If you can look into the seeds of time,
And say which grain will grow and which will not,
Speak then to me, who neither beg nor fear
Your favours nor your hate.
FIRST WITCH
Hail!
SECOND WITCH
Hail!
THIRD WITCH
Hail!
FIRST WITCH
Lesser than Macbeth, and greater.
SECOND WITCH
Not so happy, yet much happier.
THIRD WITCH
Thou shalt get kings, though thou be none:
So all hail, Macbeth and Banquo!
FIRST WITCH
Banquo and Macbeth, all hail!
STEWART
Back to Holinshed….
Herewith the aforesaid women vanished immediately out of their sight.

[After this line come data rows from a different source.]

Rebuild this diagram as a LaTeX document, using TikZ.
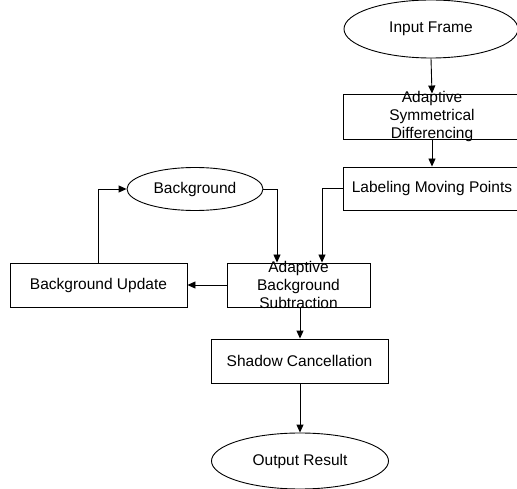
\documentclass[tikz,border=0pt]{standalone}
\usepackage{fontspec}
\setmainfont{Liberation Sans}
\usetikzlibrary{shapes.geometric,arrows.meta,calc}
\begin{document}
\begin{tikzpicture}[x=1pt,y=-1pt,
  every node/.style={font=\fontsize{15.5}{18}\selectfont},
  ln/.style={draw=black,line width=0.9pt},
  arr/.style={ln,-{Triangle[width=7pt,length=8pt]}},
  boxnode/.style={ln,rectangle,inner sep=0pt,fill=white},
  ovalnode/.style={ln,ellipse,inner sep=0pt,fill=white},
  multi/.style={label={[align=center,font=\fontsize{15.5}{18}\selectfont]center:#1}}]
\useasboundingbox (0,0) rectangle (517,489);
\clip (0,0) rectangle (517,489);
% nodes
\node[ovalnode,minimum width=174pt,minimum height=58pt] (input) at (431,29) {Input Frame};
\node[boxnode,minimum width=178pt,minimum height=45pt,multi={Adaptive\\Symmetrical\\Differencing}] (asd) at (432,116.5) {};
\node[boxnode,minimum width=178pt,minimum height=43pt] (lmp) at (432,188.5) {Labeling Moving Points};
\node[ovalnode,minimum width=136pt,minimum height=43pt] (bg) at (195,189) {Background};
\node[boxnode,minimum width=177pt,minimum height=44pt] (bu) at (98.5,285) {Background Update};
\node[boxnode,minimum width=143pt,minimum height=44pt,multi={Adaptive\\Background\\Subtraction}] (asub) at (298.5,285) {};
\node[boxnode,minimum width=177pt,minimum height=44pt] (sc) at (299.5,361) {Shadow Cancellation};
\node[ovalnode,minimum width=177pt,minimum height=56pt] (out) at (300,461) {Output Result};
\coordinate (inA) at ($(asub.north)+(-21.5,0)$);
\coordinate (inB) at ($(asub.north)+(23.5,0)$);
% connectors
\draw[arr] (input.south) -- (asd.north);
\draw[arr] (asd.south) -- (lmp.north);
\draw[arr] (lmp.west) -| (inB);
\draw[arr] (bg.east) -| (inA);
\draw[arr] (asub.west) -- (bu.east);
\draw[arr] (bu.north) |- (bg.west);
\draw[arr] ($(asub.south)+(1.5,0)$) -- ($(sc.north)+(0.5,0)$);
\draw[arr] ($(sc.south)+(0.5,0)$) -- (out.north);
\end{tikzpicture}
\end{document}
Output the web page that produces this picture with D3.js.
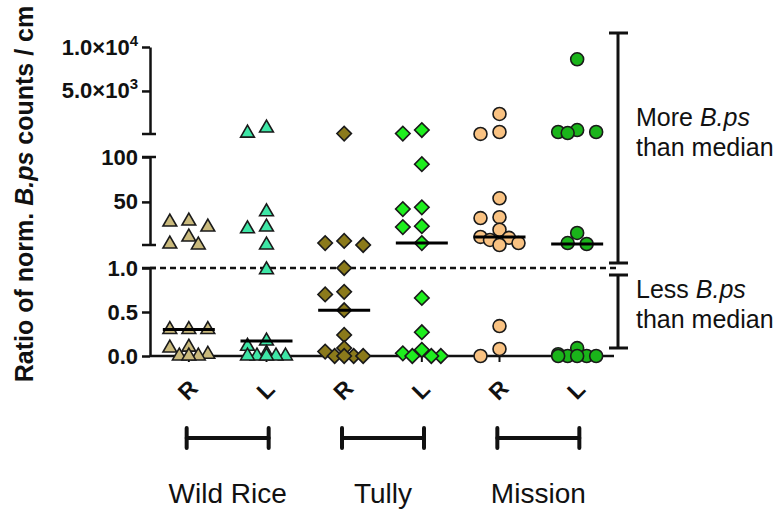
<!DOCTYPE html>
<html>
<head>
<meta charset="utf-8">
<script src="https://cdn.jsdelivr.net/npm/d3@7"></script>
<style>
  body { margin: 0; background: #fff; }
  svg { display: block; font-family: "Liberation Sans", Arial, sans-serif; }
</style>
</head>
<body>
<svg id="chart" width="778" height="512"></svg>
<script>
// sites, and the two sample sides per site
const sites = ["Wild Rice", "Tully", "Mission"];
const sides = ["R", "L"];

// ratio of normalised B.ps counts per sample
const wildRiceR = [28.7, 27.6, 22, 10.9, 3.1, 2, 0.30, 0.30, 0.30, 0.10, 0.09, 0.02, 0, 0, 0];
const wildRiceL = [780, 200, 39, 22, 20, 2, 0.98, 0.17, 0.11, 0.03, 0, 0, 0, 0, 0];
const tullyR = [150, 6.5, 4.2, 2, 1.0, 0.73, 0.70, 0.52, 0.24, 0.09, 0.05, 0, 0, 0, 0];
const tullyL = [555, 150, 92, 44, 42, 23, 22, 4.2, 0.66, 0.27, 0.07, 0.03, 0, 0, 0];
const missionR = [2380, 330, 110, 54, 33, 32, 19, 11, 10, 7.6, 4.2, 2, 0.34, 0.08, 0];
const missionL = [8600, 550, 330, 330, 210, 15.4, 4.2, 3.1, 0.09, 0.02, 0, 0, 0, 0, 0];
const medians = [0.30, 0.17, 0.52, 4.2, 11, 3.1];

// broken y axis: three segments
const lowDomain = [0, 1], midDomain = [2, 100], highDomain = [100, 10000];
const lowTicks = [0, 0.5, 1], midTicks = [50, 100], highTicks = [5000, 10000];

const series = [wildRiceR, wildRiceL, tullyR, tullyL, missionR, missionL];
const columnKeys = sites.flatMap(s => sides.map(d => s + " " + d));

const fills = ["#c9b97c", "#3ee6a6", "#8b7a1b", "#1eee1e", "#f9c282", "#1ab41a"];
const shapes = ["triangle", "triangle", "diamond", "diamond", "circle", "circle"];

const svg = d3.select("#chart");
const axisX = 150, plotRight = 616;

const yLow = d3.scaleLinear().domain(lowDomain).range([356, 268]);
const yMid = d3.scaleLinear().domain(midDomain).range([245, 157]);
const yHigh = d3.scaleLinear().domain(highDomain).range([134, 47]);
const yPos = v => v <= 1 ? yLow(v) : (v <= 100 ? yMid(v) : yHigh(v));

const x = d3.scaleBand().domain(columnKeys).range([axisX, plotRight]);
const cx = k => x(k) + x.bandwidth() / 2;

//---- y axis segments
function drawSegment(scale, ticks, fmt) {
    const g = svg.append("g")
        .attr("transform", `translate(${axisX},0)`)
        .call(d3.axisLeft(scale).tickValues(ticks).tickSize(8).tickPadding(4).tickSizeOuter(0).tickFormat(fmt));
    g.selectAll("path, line").attr("stroke", "#111").attr("stroke-width", 2.5);
    g.selectAll("text")
        .attr("font-family", "'Liberation Sans', Arial, sans-serif")
        .attr("font-size", 22).attr("font-weight", "bold").attr("fill", "#111");
    return g;
}
drawSegment(yLow, lowTicks, d3.format(".1f"));
drawSegment(yMid, midTicks, d3.format("d"));
drawSegment(yHigh, highTicks, () => "")
    .selectAll(".tick text").each(function(d) {
        let e = Math.floor(Math.log10(d)), t = d3.select(this);
        t.append("tspan").text((d / 10 ** e).toFixed(1) + "×10");
        t.append("tspan").attr("dy", -9).attr("font-size", 15).text(e);
    });

// end caps of each axis segment
const caps = [yHigh(highDomain[0]), yMid(midDomain[1]), yMid(midDomain[0]), yLow(lowDomain[1])];
svg.append("g").selectAll("line").data(caps).join("line")
    .attr("x1", axisX - 8).attr("x2", axisX + 6)
    .attr("y1", d => d).attr("y2", d => d)
    .attr("stroke", "#111").attr("stroke-width", 2.5);

// x axis line + column ticks
svg.append("line")
    .attr("x1", axisX).attr("x2", plotRight - 2)
    .attr("y1", yLow(0)).attr("y2", yLow(0))
    .attr("stroke", "#111").attr("stroke-width", 2.5);
svg.append("g").selectAll("line").data(columnKeys).join("line")
    .attr("x1", d => cx(d)).attr("x2", d => cx(d))
    .attr("y1", yLow(0)).attr("y2", yLow(0) + 6)
    .attr("stroke", "#111").attr("stroke-width", 2);

// median reference (ratio = 1)
svg.append("line")
    .attr("x1", axisX).attr("x2", plotRight)
    .attr("y1", yLow(1)).attr("y2", yLow(1))
    .attr("stroke", "#111").attr("stroke-width", 2.5)
    .attr("stroke-dasharray", "6,4");

//---- points, spread sideways so they don't pile up
const slotStep = 9.5, minGap = 12;
function swarm(values) {
    const slots = [0, -1, 1, -2, 2].map(k => k * slotStep);
    const placed = [];
    values.map(v => ({v: v, y: yPos(v)}))
        .sort((a, b) => a.y - b.y)
        .forEach(p => {
            let best = 0, bestD = -1;
            for (const s of slots) {
                let d = placed.length ? d3.min(placed, q => Math.hypot(q.dx - s, q.y - p.y)) : Infinity;
                if (d >= minGap) { best = s; break; }
                if (d > bestD) { bestD = d; best = s; }
            }
            p.dx = best;
            placed.push(p);
        });
    return placed;
}

const symbolFor = {
    triangle: d3.symbol(d3.symbolTriangle, 82)(),
    diamond: d3.symbol(d3.symbolSquare, 105)(),
    circle: d3.symbol(d3.symbolCircle, 132)()
};

series.forEach((vals, i) => {
    const key = columnKeys[i];
    svg.append("g").selectAll("path").data(swarm(vals)).join("path")
        .attr("d", symbolFor[shapes[i]])
        .attr("transform", d => `translate(${cx(key) + d.dx},${d.y})` + (shapes[i] === "diamond" ? " rotate(45)" : ""))
        .attr("fill", fills[i])
        .attr("stroke", "#1a1a1a")
        .attr("stroke-width", 1.6);
});

// medians
svg.append("g").selectAll("line").data(medians).join("line")
    .attr("x1", (d, i) => cx(columnKeys[i]) - 26)
    .attr("x2", (d, i) => cx(columnKeys[i]) + 26)
    .attr("y1", d => yPos(d)).attr("y2", d => yPos(d))
    .attr("stroke", "#000").attr("stroke-width", 3);

//---- category labels
svg.append("g").selectAll("text").data(columnKeys).join("text")
    .attr("transform", d => `translate(${cx(d) - 1},390) rotate(-45)`)
    .attr("text-anchor", "middle").attr("dominant-baseline", "central")
    .attr("font-size", 23).attr("font-weight", "bold").attr("fill", "#111")
    .text((d, i) => sides[i % 2]);

const siteCenter = s => (cx(s + " R") + cx(s + " L")) / 2;
const bars = svg.append("g").attr("stroke", "#111").attr("stroke-width", 4).attr("stroke-linecap", "round");
sites.forEach(s => {
    let c = siteCenter(s);
    bars.append("line").attr("x1", c - 41).attr("x2", c + 41).attr("y1", 438).attr("y2", 438);
    bars.append("line").attr("x1", c - 41).attr("x2", c - 41).attr("y1", 428).attr("y2", 448);
    bars.append("line").attr("x1", c + 41).attr("x2", c + 41).attr("y1", 428).attr("y2", 448);
});
svg.append("g").selectAll("text").data(sites).join("text")
    .attr("x", d => siteCenter(d)).attr("y", 503)
    .attr("text-anchor", "middle")
    .attr("font-size", 28).attr("fill", "#111")
    .text(d => d);

//---- y title
const title = svg.append("text")
    .attr("transform", "translate(33,194) rotate(-90)")
    .attr("text-anchor", "middle")
    .attr("font-size", 25).attr("font-weight", "bold").attr("fill", "#111");
title.append("tspan").text("Ratio of norm. ");
title.append("tspan").attr("font-style", "italic").text("B.ps");
title.append("tspan").text(" counts / cm");

//---- right-hand brackets
const bx = 618;
const brackets = [
    {top: yHigh(10000) - 14, bottom: yLow(1) - 5, lines: ["More ", "than median"], y: 126},
    {top: yLow(1) + 7, bottom: yLow(0) - 8, lines: ["Less ", "than median"], y: 298}
];
brackets.forEach(b => {
    const g = svg.append("g").attr("stroke", "#111").attr("stroke-width", 3);
    g.append("line").attr("x1", bx).attr("x2", bx).attr("y1", b.top).attr("y2", b.bottom);
    g.append("line").attr("x1", bx - 9).attr("x2", bx + 10).attr("y1", b.top).attr("y2", b.top);
    g.append("line").attr("x1", bx - 9).attr("x2", bx + 10).attr("y1", b.bottom).attr("y2", b.bottom);
    const t1 = svg.append("text").attr("x", 636).attr("y", b.y).attr("font-size", 25).attr("fill", "#111");
    t1.append("tspan").text(b.lines[0]);
    t1.append("tspan").attr("font-style", "italic").text("B.ps");
    svg.append("text").attr("x", 636).attr("y", b.y + 30).attr("font-size", 25).attr("fill", "#111").text(b.lines[1]);
});
</script>
</body>
</html>
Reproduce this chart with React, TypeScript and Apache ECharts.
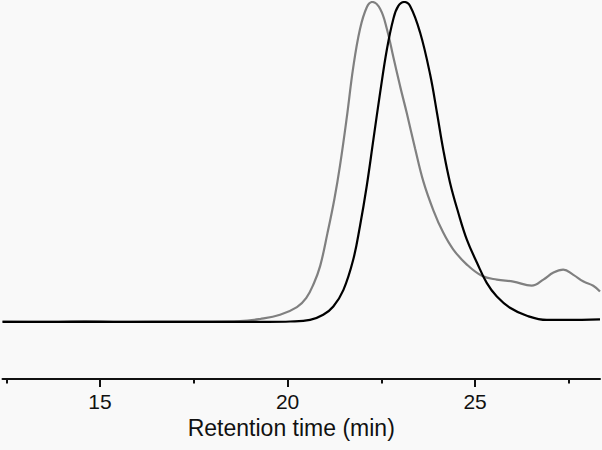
import React, { useEffect, useRef } from "react";
import * as echarts from "echarts";

// Retention time (min) and normalised detector signal (%)
const grayTime = [12.4, 13.5, 14.6, 15.8, 17.0, 18.0, 18.73, 19.27, 19.8, 20.25, 20.5, 20.7, 20.87, 21.06, 21.25, 21.4, 21.58, 21.75, 21.93, 22.11, 22.26, 22.47, 22.65, 22.82, 23.0, 23.18, 23.4, 23.62, 23.89, 24.15, 24.42, 24.78, 25.18, 25.58, 26.02, 26.51, 26.82, 27.09, 27.35, 27.62, 27.89, 28.15, 28.33];
const grayValue = [0.1, 0.0, 0.2, 0.0, 0.1, 0.1, 0.2, 0.9, 2.2, 4.6, 7.5, 12.0, 17.5, 27.5, 38.5, 49.0, 64.0, 79.5, 91.5, 98.3, 100, 97.8, 91.5, 82.8, 73.7, 65.2, 54.2, 43.9, 34.8, 27.9, 22.6, 17.9, 14.4, 13.2, 12.6, 11.3, 13.2, 15.4, 16.3, 14.7, 12.6, 11.3, 9.5];

const blackTime = [12.4, 14.0, 16.0, 18.0, 19.5, 20.07, 20.6, 20.95, 21.22, 21.49, 21.75, 21.93, 22.11, 22.29, 22.47, 22.65, 22.82, 22.95, 23.11, 23.27, 23.53, 23.8, 23.99, 24.15, 24.33, 24.55, 24.78, 25.05, 25.31, 25.58, 25.93, 26.38, 26.91, 27.45, 28.33];
const blackValue = [0.0, 0.0, 0.0, 0.0, 0.0, 0.1, 0.6, 2.2, 4.8, 10.0, 19.4, 29.9, 42.4, 57.1, 71.8, 85.3, 94.7, 98.7, 100, 98.7, 90.6, 77.4, 64.9, 53.9, 43.6, 34.2, 25.7, 18.5, 12.2, 7.9, 4.4, 1.9, 0.6, 0.6, 0.8];

const majorTicks = [15, 20, 25];
const minorTicks = [12.5, 17.5, 22.5, 27.5];
const xTitle = "Retention time (min)";

const zip = (xs: number[], ys: number[]) => xs.map((x, i) => [x, ys[i]]);

export default function App() {
  const ref = useRef<HTMLDivElement>(null);
  useEffect(() => {
    if (!ref.current) return;
    const chart = echarts.init(ref.current, null, { renderer: "svg" });
    const font = "'Liberation Sans', Arial, sans-serif";
    const X_MIN = 12.4;
    const X_MAX = 28.33;
    const tickAxis = (values: number[], len: number) => ({
      type: "value",
      min: X_MIN,
      max: X_MAX,
      position: "bottom",
      offset: 0,
      axisLine: { show: false, onZero: false },
      axisTick: { show: true, customValues: values, length: len, lineStyle: { color: "#111", width: 2 } },
      axisLabel: { show: false, customValues: values },
      splitLine: { show: false },
    });
    chart.setOption({
      animation: false,
      backgroundColor: "#f9f9f9",
      grid: { left: 2.5, right: 2, top: 2, bottom: 71, containLabel: false },
      xAxis: [
        {
          type: "value",
          min: X_MIN,
          max: X_MAX,
          position: "bottom",
          offset: 0,
          axisLine: { show: true, onZero: false, lineStyle: { color: "#111", width: 2 } },
          axisTick: { show: false },
          axisLabel: { show: true, customValues: majorTicks, fontSize: 21, color: "#111", fontFamily: font, margin: 12 },
          splitLine: { show: false },
          name: xTitle,
          nameLocation: "middle",
          nameGap: 37,
          nameTextStyle: { fontSize: 23, color: "#111", fontFamily: font, padding: [0, 20, 0, 0] },
        },
        tickAxis(majorTicks, 8),
        tickAxis(minorTicks, 4.5),
      ],
      yAxis: {
        type: "value",
        min: -17.87,
        max: 100,
        show: false,
        splitLine: { show: false },
      },
      series: [
        {
          name: "Sample 1",
          type: "line",
          xAxisIndex: 0,
          data: zip(grayTime, grayValue),
          smooth: 0.4,
          showSymbol: false,
          lineStyle: { color: "#808080", width: 2.2 },
        },
        {
          name: "Sample 2",
          type: "line",
          xAxisIndex: 0,
          data: zip(blackTime, blackValue),
          smooth: 0.4,
          showSymbol: false,
          lineStyle: { color: "#000000", width: 2.2 },
        },
      ],
    });
    return () => chart.dispose();
  }, []);
  return <div ref={ref} style={{ position: "fixed", left: 0, top: 0, width: 602, height: 450 }} />;
}
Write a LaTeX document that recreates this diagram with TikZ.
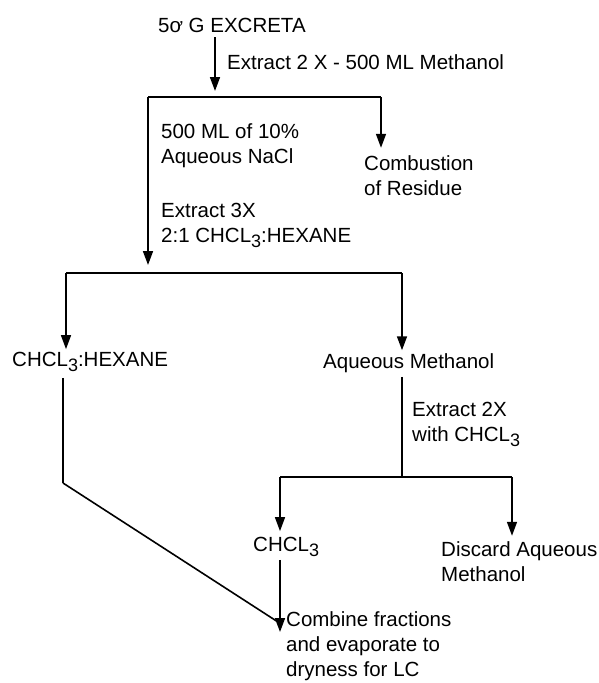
\documentclass[tikz,border=0pt]{standalone}
\usepackage{fontspec}
\setmainfont{Liberation Sans}
\usetikzlibrary{positioning,calc,arrows.meta}
\newcommand{\chsub}[1]{\raisebox{-0.45ex}{\fontsize{18}{18}\selectfont #1}}

\begin{document}
\begin{tikzpicture}[x=1pt,y=-1pt,
    lbl/.style={anchor=west,inner sep=0pt,align=left,font=\fontsize{20.5}{25}\selectfont},
    flow/.style={line width=1.6pt},
    down/.style={flow,-{Triangle[length=14pt,width=10pt]}}]
                    \useasboundingbox (0,0) rectangle (598,683);

                    \coordinate (B1l) at (148,97);
                    \coordinate (B1m) at (215,97);
                    \coordinate (B1r) at (381,97);
                    \coordinate (B2l) at (66,273);
                    \coordinate (B2r) at (402,273);
                    \coordinate (B3l) at (280,477);
                    \coordinate (B3r) at (512,477);
                    \coordinate (K) at (63,483);
                    \coordinate (J) at (280,632);
                    \coordinate (Jb) at (278,622);

                    \node[lbl] (excreta) at (158,25) {5ơ G EXCRETA};
                    \node[lbl] (meoh) at (227,62) {Extract 2 X - 500 ML Methanol};
                    \node[lbl] (nacl) at (161,146) {500 ML of 10\%\\Aqueous NaCl};
                    \node[lbl] (resid) at (364,176) {Combustion\\of Residue};
                    \node[lbl] (ext3) at (161,225) {Extract 3X\\2:1 CHCL\chsub{3}:HEXANE};
                    \node[lbl] (hex) at (12,362) {CHCL\chsub{3}:HEXANE};
                    \node[lbl] (aqm) at (323,363) {Aqueous Methanol};
                    \node[lbl] (ext2) at (412,424) {Extract 2X\\with CHCL\chsub{3}};
                    \node[lbl] (chl) at (253,547) {CHCL\chsub{3}};
                    \node[lbl] (disc) at (441,562) {Discard Aqueous\\Methanol};
                    \node[lbl] (comb) at (286,646) {Combine fractions\\and evaporate to\\dryness for LC};

                    \draw[down,shorten <=5pt,shorten >=6pt] (excreta.south -| B1m) -- (B1m);
                    \draw[flow] (B1l) -- (B1r);
                    \draw[down,shorten >=8pt] (B1r) -- (resid.north -| B1r);
                    \draw[down,shorten >=8pt] (B1l) -- (B2l -| B1l);
                    \draw[flow] (B2l) -- (B2r);
                    \draw[down,shorten >=3pt] (B2l) -- (hex.north -| B2l);
                    \draw[down,shorten >=3pt] (B2r) -- (aqm.north -| B2r);
                    \draw[flow,shorten <=4pt] (aqm.south -| B2r) -- (B2r |- B3l);
                    \draw[flow] (B3l) -- (B3r);
                    \draw[down,shorten >=6pt] (B3l) -- (chl.north -| B3l);
                    \draw[down,shorten >=6pt] (B3r) -- (disc.north -| B3r);
                    \draw[flow,shorten <=6pt] (hex.south -| K) -- (K);
                    \draw[flow] (K) -- (Jb);
                    \draw[down,shorten <=3pt] (chl.south -| J) -- (J);
                \end{tikzpicture}
\end{document}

This was reported at first as some vain fantastical illusion: but afterwards the common opinion was, that these women were either the WAYARD Sisters, that is the goddesses of destiny, or else some nymphs or fairies, indued with knowledge of prophesies by their necromantical science, because everything came to pass as they had spoken….
STEWART
Shakespeare’s witches are far more sinister than Holinshed’s ‘wayard sisters’. As we have just seen, they kill pigs for fun, raise revenge storms for chestnut deprivation and try to cast death spells on war heroes….something Holinshed’s three women would never do…
Why did Shakespeare make these changes?
When I was at school studying Macbeth for O-level – as everyone did in those days – we were told that Shakespeare introduced the witches simply to flatter King James….
The implication was that Shakespeare was a highly intelligent Englishman and that James was a stupid, superstitious Scotsman….
But the truth, of course, was far more complex….
Well, a bit more complex…
The witches in Macbeth have their roots in real events that happened in Scotland in 1589….
Shakespeare would have known about them from a pamphlet called The Newes from Scotland printed in 1591….
He would also have known about it from King James’s own book about witchcraft called Demonologie printed in 1597….
But most importantly he would have known about it from James himself…
Because in 1599 Shakespeare visited Scotland!
William Guthrie of Brechin, the great Scottish historian, wrote in 1767:
King James, to prove how thoroughly he was now emancipated from the tutelage of his clergy, desired Elizabeth to send him in the year of 1599 a company of English actors. She complied, and James gave them a licence to act in his capital, and in his court. I have great reason to think that the immortal Shakespeare was of the number….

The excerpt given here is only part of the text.